EUROZONE exports fell in the fourth quarter for the first time in more than three years, and investment declined as the sovereign debt crisis pushed the region deeper into a recession.

Exports from the euro area shed 0.9 percent in the last three months of 2012, helping drive gross domestic product down 0.6 percent, the European Union's statistics office said in a report yesterday. Exports last fell in the second quarter of 2009. Imports also fell 0.9 percent in the fourth quarter.

"Real economic activity is yet to show major improvement in many countries, and it looks highly likely that growth will remain a major struggle for the eurozone for some time to come," Howard Archer, chief European economist at IHS Global Insight in London, wrote in a note yesterday.

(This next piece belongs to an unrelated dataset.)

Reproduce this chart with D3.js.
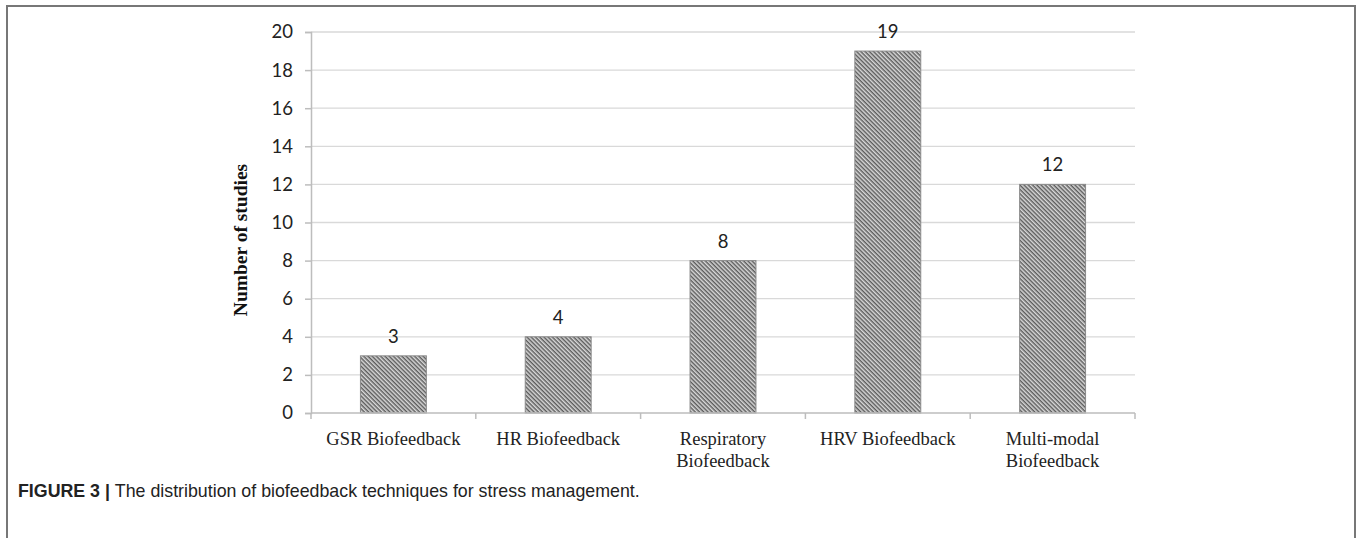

The 17-nation currency bloc's economy saw a third straight drop in the fourth quarter. The European Commission sees the economy falling 0.3 percent this year.

Gross fixed capital formation shed 1.1 percent from the previous three months when it fell a revised 0.8 percent, the report showed. Consumer spending dipped 0.4 percent, while government spending slipped 0.1 percent.

In Germany, Europe's largest economy, GDP fell 0.6 percent in the fourth quarter, from a 0.2 percent gain in the previous three months. France's economy shrank 0.3 percent, while Italy's GDP fell 0.9 percent.